You mention that in your target audience the diversity is “even more unique” online. I didn’t catch what is unique about the audience offline. You mention percentages, but is this breakdown unique? Do you mean unique from general interest sites? Or unique within academia? And how is it yet more unique online?
I mean that the audience of the dailytarheel.com comes from all over. Referrers originate from some 25+ countries and every state in the U.S. While this aspect of online readership is common, I believe the diversity is even stronger with the DTH Web site, because of the alumni factor. People associate dailytarheel.com, like www.unc.edu, with their alma mater and they visit the sites with increasing regularity to “keep up.” The emergence of RSS and mobility, as well as the greater investment of both the University and the DTH in their online operations also has provided a boost in general traffic.
Using DTH blogs as examples, you see you will have to promote effectively and develop better content. I wonder if even those steps would significantly boost DTH blog traffic. Isn’t it possible people just don’t look to a campus paper for that kind of content? IT’s worth asking.

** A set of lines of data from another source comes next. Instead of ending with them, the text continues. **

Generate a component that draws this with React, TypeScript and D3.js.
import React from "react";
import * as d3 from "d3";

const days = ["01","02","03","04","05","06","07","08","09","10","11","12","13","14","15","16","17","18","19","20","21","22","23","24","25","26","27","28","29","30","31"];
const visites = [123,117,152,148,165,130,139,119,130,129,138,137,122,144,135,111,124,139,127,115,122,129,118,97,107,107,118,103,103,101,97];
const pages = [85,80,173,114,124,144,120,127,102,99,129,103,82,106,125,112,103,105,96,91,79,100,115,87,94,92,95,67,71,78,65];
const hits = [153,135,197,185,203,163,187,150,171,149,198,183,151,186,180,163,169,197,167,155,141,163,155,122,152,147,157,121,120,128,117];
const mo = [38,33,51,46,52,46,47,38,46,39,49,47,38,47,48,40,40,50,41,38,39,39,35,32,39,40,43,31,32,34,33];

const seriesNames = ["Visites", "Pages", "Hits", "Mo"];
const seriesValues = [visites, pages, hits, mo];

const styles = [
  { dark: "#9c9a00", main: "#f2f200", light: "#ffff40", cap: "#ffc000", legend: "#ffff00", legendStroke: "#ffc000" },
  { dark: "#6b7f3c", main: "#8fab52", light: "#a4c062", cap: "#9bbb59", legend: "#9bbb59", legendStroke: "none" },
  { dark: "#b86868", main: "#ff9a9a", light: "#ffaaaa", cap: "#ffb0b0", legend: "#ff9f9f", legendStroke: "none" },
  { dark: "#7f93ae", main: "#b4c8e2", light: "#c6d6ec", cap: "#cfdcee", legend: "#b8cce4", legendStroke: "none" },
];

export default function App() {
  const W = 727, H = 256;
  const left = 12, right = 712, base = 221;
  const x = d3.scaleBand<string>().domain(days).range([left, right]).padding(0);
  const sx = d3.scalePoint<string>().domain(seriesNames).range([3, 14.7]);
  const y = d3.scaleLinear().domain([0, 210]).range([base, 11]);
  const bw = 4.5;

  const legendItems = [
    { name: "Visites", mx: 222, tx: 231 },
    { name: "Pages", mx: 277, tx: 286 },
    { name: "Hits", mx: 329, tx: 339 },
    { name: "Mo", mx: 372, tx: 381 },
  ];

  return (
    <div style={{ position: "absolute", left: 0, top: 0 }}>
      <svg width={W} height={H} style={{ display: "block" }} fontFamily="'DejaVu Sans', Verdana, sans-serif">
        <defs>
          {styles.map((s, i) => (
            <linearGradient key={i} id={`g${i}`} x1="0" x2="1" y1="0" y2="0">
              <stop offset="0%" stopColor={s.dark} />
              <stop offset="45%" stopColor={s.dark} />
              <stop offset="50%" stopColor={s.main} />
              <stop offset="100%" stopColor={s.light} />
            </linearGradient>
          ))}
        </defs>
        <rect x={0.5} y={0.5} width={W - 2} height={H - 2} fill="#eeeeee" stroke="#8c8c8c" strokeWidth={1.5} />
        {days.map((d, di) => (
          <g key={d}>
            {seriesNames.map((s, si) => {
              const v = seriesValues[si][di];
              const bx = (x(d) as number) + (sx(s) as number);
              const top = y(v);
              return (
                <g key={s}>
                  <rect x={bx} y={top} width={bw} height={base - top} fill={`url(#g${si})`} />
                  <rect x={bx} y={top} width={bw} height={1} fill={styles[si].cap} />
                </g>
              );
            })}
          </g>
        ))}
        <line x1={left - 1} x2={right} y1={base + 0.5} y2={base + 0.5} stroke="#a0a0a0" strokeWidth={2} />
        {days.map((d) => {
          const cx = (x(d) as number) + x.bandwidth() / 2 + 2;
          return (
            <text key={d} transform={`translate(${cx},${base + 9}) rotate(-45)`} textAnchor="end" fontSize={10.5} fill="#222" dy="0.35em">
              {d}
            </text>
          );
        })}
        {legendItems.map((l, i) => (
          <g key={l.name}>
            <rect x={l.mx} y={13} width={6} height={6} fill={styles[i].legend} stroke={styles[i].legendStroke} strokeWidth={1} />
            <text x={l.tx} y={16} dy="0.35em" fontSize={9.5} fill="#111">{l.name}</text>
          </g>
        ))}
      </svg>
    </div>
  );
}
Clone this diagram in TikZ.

I think this is a valid point, which is why I propose the external partnerships I do. Facebook, www.unc.edu.edu – these will be vital to the success of such an initiative. We can’t expect all our readership potential to be realized through promotion on JUST dailytarheel.com
For your FAQs, continue to flesh these out. And I strongly suggest using language regular people use. “Platform” is not one of these words. I can’t get too warm and fuzzy about my “platform” of choice. I dive off one; I launch rockets from one. I relate to communities of interest. If that makes sense.
Yep. These were a bit jargon-y, as I didn’t know if I was preparing them for you or for the actual audience. Look to my new detailed proposal for more questions, as well as the answers!